-- start of Stored data --

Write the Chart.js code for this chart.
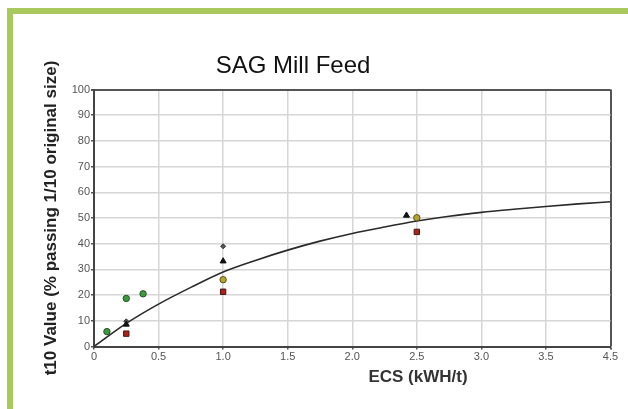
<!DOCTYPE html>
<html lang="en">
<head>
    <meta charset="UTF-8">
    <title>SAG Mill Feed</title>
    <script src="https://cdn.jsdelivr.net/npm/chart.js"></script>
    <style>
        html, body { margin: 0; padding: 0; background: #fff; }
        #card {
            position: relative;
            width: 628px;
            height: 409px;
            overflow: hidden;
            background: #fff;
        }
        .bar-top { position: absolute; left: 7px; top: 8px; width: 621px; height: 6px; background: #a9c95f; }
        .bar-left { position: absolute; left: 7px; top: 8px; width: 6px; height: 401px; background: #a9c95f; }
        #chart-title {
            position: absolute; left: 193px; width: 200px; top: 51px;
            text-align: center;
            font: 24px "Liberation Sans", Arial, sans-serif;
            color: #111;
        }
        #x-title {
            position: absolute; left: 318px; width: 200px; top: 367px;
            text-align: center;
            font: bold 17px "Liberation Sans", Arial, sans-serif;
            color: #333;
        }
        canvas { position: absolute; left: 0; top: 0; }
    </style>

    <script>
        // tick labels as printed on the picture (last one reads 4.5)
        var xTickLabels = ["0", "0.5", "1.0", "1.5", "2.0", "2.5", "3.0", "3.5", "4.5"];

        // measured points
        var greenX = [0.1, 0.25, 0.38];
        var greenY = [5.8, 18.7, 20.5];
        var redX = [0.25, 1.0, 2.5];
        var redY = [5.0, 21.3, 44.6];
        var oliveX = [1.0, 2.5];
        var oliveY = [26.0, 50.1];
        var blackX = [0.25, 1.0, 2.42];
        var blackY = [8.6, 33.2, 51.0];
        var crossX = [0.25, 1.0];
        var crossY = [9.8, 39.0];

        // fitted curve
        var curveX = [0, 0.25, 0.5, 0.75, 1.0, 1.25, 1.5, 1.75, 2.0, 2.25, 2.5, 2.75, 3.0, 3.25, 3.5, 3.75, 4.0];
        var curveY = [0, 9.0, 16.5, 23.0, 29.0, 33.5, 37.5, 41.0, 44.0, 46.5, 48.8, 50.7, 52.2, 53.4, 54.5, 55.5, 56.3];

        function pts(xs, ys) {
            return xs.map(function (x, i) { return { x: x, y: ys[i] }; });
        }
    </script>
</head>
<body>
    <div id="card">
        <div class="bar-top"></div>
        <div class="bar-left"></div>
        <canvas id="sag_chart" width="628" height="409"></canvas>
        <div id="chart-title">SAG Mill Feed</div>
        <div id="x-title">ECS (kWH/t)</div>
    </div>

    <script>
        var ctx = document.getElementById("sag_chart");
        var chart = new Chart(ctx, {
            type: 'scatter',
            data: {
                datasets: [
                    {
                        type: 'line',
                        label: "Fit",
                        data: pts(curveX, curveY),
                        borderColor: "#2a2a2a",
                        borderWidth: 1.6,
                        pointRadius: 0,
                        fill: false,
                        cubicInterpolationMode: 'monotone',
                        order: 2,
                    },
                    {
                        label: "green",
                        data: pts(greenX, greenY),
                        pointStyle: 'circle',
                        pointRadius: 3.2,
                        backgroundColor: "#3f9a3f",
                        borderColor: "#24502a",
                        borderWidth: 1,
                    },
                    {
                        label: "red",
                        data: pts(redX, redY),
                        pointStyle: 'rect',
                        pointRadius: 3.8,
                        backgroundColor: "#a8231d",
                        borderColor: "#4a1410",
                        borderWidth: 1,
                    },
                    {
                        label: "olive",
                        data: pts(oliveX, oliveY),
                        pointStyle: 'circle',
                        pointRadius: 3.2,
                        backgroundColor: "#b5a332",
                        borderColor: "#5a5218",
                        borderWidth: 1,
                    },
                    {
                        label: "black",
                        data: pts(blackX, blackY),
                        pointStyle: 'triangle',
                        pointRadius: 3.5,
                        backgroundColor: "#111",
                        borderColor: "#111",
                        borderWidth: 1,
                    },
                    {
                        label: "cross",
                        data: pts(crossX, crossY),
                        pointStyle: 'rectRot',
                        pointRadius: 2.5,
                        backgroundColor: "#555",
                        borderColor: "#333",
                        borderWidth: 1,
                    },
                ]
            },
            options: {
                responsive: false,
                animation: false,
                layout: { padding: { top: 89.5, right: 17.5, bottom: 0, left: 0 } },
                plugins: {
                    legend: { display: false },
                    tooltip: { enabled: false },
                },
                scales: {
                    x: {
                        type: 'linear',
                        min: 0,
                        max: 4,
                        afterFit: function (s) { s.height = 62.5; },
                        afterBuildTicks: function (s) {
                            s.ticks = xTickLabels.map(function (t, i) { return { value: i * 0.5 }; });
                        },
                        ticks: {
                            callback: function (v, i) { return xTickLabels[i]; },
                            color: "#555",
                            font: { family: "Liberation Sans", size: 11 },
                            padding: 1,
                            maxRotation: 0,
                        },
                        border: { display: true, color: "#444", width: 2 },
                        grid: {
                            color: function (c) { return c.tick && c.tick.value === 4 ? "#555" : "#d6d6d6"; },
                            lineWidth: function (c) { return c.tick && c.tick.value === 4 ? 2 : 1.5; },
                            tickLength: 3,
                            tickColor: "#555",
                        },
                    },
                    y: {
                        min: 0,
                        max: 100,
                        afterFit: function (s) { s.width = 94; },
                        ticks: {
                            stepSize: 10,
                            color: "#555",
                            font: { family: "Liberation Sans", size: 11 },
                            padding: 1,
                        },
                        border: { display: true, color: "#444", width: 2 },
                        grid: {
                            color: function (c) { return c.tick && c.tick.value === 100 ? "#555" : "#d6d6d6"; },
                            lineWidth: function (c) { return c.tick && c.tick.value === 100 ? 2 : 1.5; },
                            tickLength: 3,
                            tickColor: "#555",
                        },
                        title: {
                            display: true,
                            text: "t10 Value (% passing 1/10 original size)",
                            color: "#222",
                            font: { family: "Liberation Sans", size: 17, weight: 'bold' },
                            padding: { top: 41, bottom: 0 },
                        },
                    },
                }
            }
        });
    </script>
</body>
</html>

-- end of Stored data --

Pictures are excluded; copy all other data exactly as shown.

Task result:
Write the Chart.js code for this chart.
<!DOCTYPE html>
<html lang="en">
<head>
    <meta charset="UTF-8">
    <title>SAG Mill Feed</title>
    <script src="https://cdn.jsdelivr.net/npm/chart.js"></script>
    <style>
        html, body { margin: 0; padding: 0; background: #fff; }
        #card {
            position: relative;
            width: 628px;
            height: 409px;
            overflow: hidden;
            background: #fff;
        }
        .bar-top { position: absolute; left: 7px; top: 8px; width: 621px; height: 6px; background: #a9c95f; }
        .bar-left { position: absolute; left: 7px; top: 8px; width: 6px; height: 401px; background: #a9c95f; }
        #chart-title {
            position: absolute; left: 193px; width: 200px; top: 51px;
            text-align: center;
            font: 24px "Liberation Sans", Arial, sans-serif;
            color: #111;
        }
        #x-title {
            position: absolute; left: 318px; width: 200px; top: 367px;
            text-align: center;
            font: bold 17px "Liberation Sans", Arial, sans-serif;
            color: #333;
        }
        canvas { position: absolute; left: 0; top: 0; }
    </style>

    <script>
        // tick labels as printed on the picture (last one reads 4.5)
        var xTickLabels = ["0", "0.5", "1.0", "1.5", "2.0", "2.5", "3.0", "3.5", "4.5"];

        // measured points
        var greenX = [0.1, 0.25, 0.38];
        var greenY = [5.8, 18.7, 20.5];
        var redX = [0.25, 1.0, 2.5];
        var redY = [5.0, 21.3, 44.6];
        var oliveX = [1.0, 2.5];
        var oliveY = [26.0, 50.1];
        var blackX = [0.25, 1.0, 2.42];
        var blackY = [8.6, 33.2, 51.0];
        var crossX = [0.25, 1.0];
        var crossY = [9.8, 39.0];

        // fitted curve
        var curveX = [0, 0.25, 0.5, 0.75, 1.0, 1.25, 1.5, 1.75, 2.0, 2.25, 2.5, 2.75, 3.0, 3.25, 3.5, 3.75, 4.0];
        var curveY = [0, 9.0, 16.5, 23.0, 29.0, 33.5, 37.5, 41.0, 44.0, 46.5, 48.8, 50.7, 52.2, 53.4, 54.5, 55.5, 56.3];

        function pts(xs, ys) {
            return xs.map(function (x, i) { return { x: x, y: ys[i] }; });
        }
    </script>
</head>
<body>
    <div id="card">
        <div class="bar-top"></div>
        <div class="bar-left"></div>
        <canvas id="sag_chart" width="628" height="409"></canvas>
        <div id="chart-title">SAG Mill Feed</div>
        <div id="x-title">ECS (kWH/t)</div>
    </div>

    <script>
        var ctx = document.getElementById("sag_chart");
        var chart = new Chart(ctx, {
            type: 'scatter',
            data: {
                datasets: [
                    {
                        type: 'line',
                        label: "Fit",
                        data: pts(curveX, curveY),
                        borderColor: "#2a2a2a",
                        borderWidth: 1.6,
                        pointRadius: 0,
                        fill: false,
                        cubicInterpolationMode: 'monotone',
                        order: 2,
                    },
                    {
                        label: "green",
                        data: pts(greenX, greenY),
                        pointStyle: 'circle',
                        pointRadius: 3.2,
                        backgroundColor: "#3f9a3f",
                        borderColor: "#24502a",
                        borderWidth: 1,
                    },
                    {
                        label: "red",
                        data: pts(redX, redY),
                        pointStyle: 'rect',
                        pointRadius: 3.8,
                        backgroundColor: "#a8231d",
                        borderColor: "#4a1410",
                        borderWidth: 1,
                    },
                    {
                        label: "olive",
                        data: pts(oliveX, oliveY),
                        pointStyle: 'circle',
                        pointRadius: 3.2,
                        backgroundColor: "#b5a332",
                        borderColor: "#5a5218",
                        borderWidth: 1,
                    },
                    {
                        label: "black",
                        data: pts(blackX, blackY),
                        pointStyle: 'triangle',
                        pointRadius: 3.5,
                        backgroundColor: "#111",
                        borderColor: "#111",
                        borderWidth: 1,
                    },
                    {
                        label: "cross",
                        data: pts(crossX, crossY),
                        pointStyle: 'rectRot',
                        pointRadius: 2.5,
                        backgroundColor: "#555",
                        borderColor: "#333",
                        borderWidth: 1,
                    },
                ]
            },
            options: {
                responsive: false,
                animation: false,
                layout: { padding: { top: 89.5, right: 17.5, bottom: 0, left: 0 } },
                plugins: {
                    legend: { display: false },
                    tooltip: { enabled: false },
                },
                scales: {
                    x: {
                        type: 'linear',
                        min: 0,
                        max: 4,
                        afterFit: function (s) { s.height = 62.5; },
                        afterBuildTicks: function (s) {
                            s.ticks = xTickLabels.map(function (t, i) { return { value: i * 0.5 }; });
                        },
                        ticks: {
                            callback: function (v, i) { return xTickLabels[i]; },
                            color: "#555",
                            font: { family: "Liberation Sans", size: 11 },
                            padding: 1,
                            maxRotation: 0,
                        },
                        border: { display: true, color: "#444", width: 2 },
                        grid: {
                            color: function (c) { return c.tick && c.tick.value === 4 ? "#555" : "#d6d6d6"; },
                            lineWidth: function (c) { return c.tick && c.tick.value === 4 ? 2 : 1.5; },
                            tickLength: 3,
                            tickColor: "#555",
                        },
                    },
                    y: {
                        min: 0,
                        max: 100,
                        afterFit: function (s) { s.width = 94; },
                        ticks: {
                            stepSize: 10,
                            color: "#555",
                            font: { family: "Liberation Sans", size: 11 },
                            padding: 1,
                        },
                        border: { display: true, color: "#444", width: 2 },
                        grid: {
                            color: function (c) { return c.tick && c.tick.value === 100 ? "#555" : "#d6d6d6"; },
                            lineWidth: function (c) { return c.tick && c.tick.value === 100 ? 2 : 1.5; },
                            tickLength: 3,
                            tickColor: "#555",
                        },
                        title: {
                            display: true,
                            text: "t10 Value (% passing 1/10 original size)",
                            color: "#222",
                            font: { family: "Liberation Sans", size: 17, weight: 'bold' },
                            padding: { top: 41, bottom: 0 },
                        },
                    },
                }
            }
        });
    </script>
</body>
</html>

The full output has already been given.